3.5.1 Setting financial objectives. Flashcards
Define a financial objective.
The specific, focused aims or goals of the finance and accounting function or department within an organisation.
Outline the type of financial objectives.
Revenue.
Cost.
Profit.
Cash flow.
investment (Capital expenditure) levels.
return on investment.
Debt as a proportion of long-term funding.
Outline some benefits for setting financial objectives.
Yardstick for success or failure.
Improved co-ordination.
Improved efficiency.
etc.
Outline some difficulties using financial objectives.
Difficult to be realistic.
External changes beyond the businesses control.
Difficult to measure some accurately.
etc.
Outline the formula for return on investment.
Return on investment (%) =
return on investment* / cost of the investment x 100.
Outline the formula for return on investment.
Financial gains from the investment - costs of the investment.
Define investment.
Items that are purchased by firms because they help them to produce goods and services.
Define return on investment.
A measure of the efficiency of an investment in financial terms, used to compare the financial returns of alternate investments.
What do return on investments enable a business o see.?
Financial returns on alternative investments.
Trends in financial performances.
Changing levels of return for certain activities.
Etc.
Define debts:
Money owed by an individual or organisation to another individual or organisation.
Define long term funding.
Money provided to a business that does not require repayment within a year.
Outline debt as a proportion of long-term funding.
A business should balance its long term funds between funds provided by shareholders and debts arising from loans.
Outline the formula for debts as a proportion of long term funding.
Debts / long term funding x 100.
What are the problems provided by debts:
Interest payments on the debts.
The full amount of the loan must be repaid by an agreed debt.
Does share capital need to be repaid?
No, dividends can be reduced or cancelled if necessary.
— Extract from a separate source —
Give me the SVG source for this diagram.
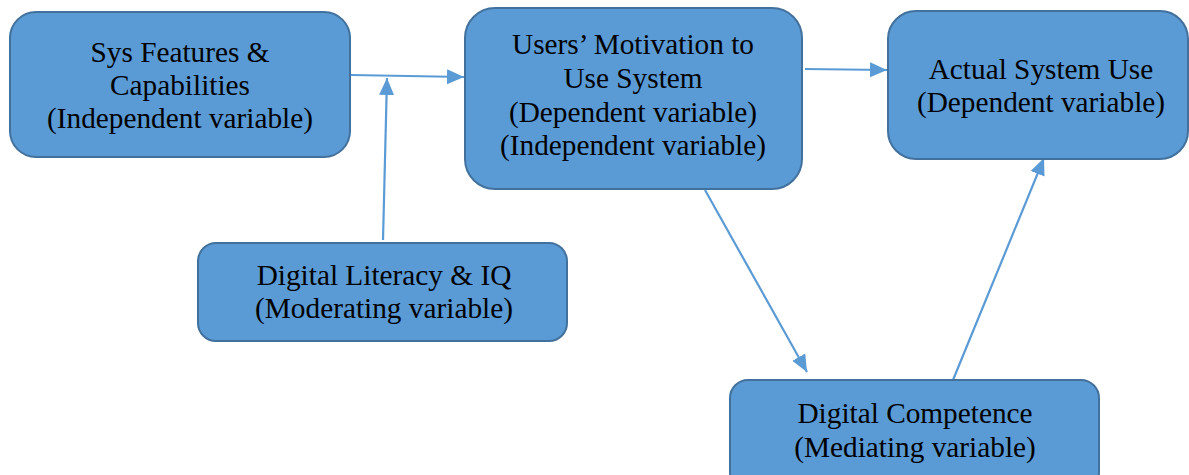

If a profit is made, shareholders will usually expect a dividend higher than the interest rate charged by the bank.
Define profit.
The difference between the total revenue of a business and its total costs.
Define cash flow.
The amount of money flowing into and out of the business over a period of time.
Define cash inflows.
Receipts of cash.
Define cash outflows.
Payments of cash.
Define net cash flow.
Cash inflows - cash outflows.
Why may profitable firms be short of cash?
Built up inventory levels, the wealth will lie in its assets rather than cash.
If a firms sales are on credit, its wealth will be in debtors rather than cash.
What may a lack of cash lead to?
Sales will be lower than expenditure, creditors and investors will be reluctant to give credit or loans, leading to liquidation.
What does liquidation mean?
Selling its assets to make cash payments, therefore the firm will close.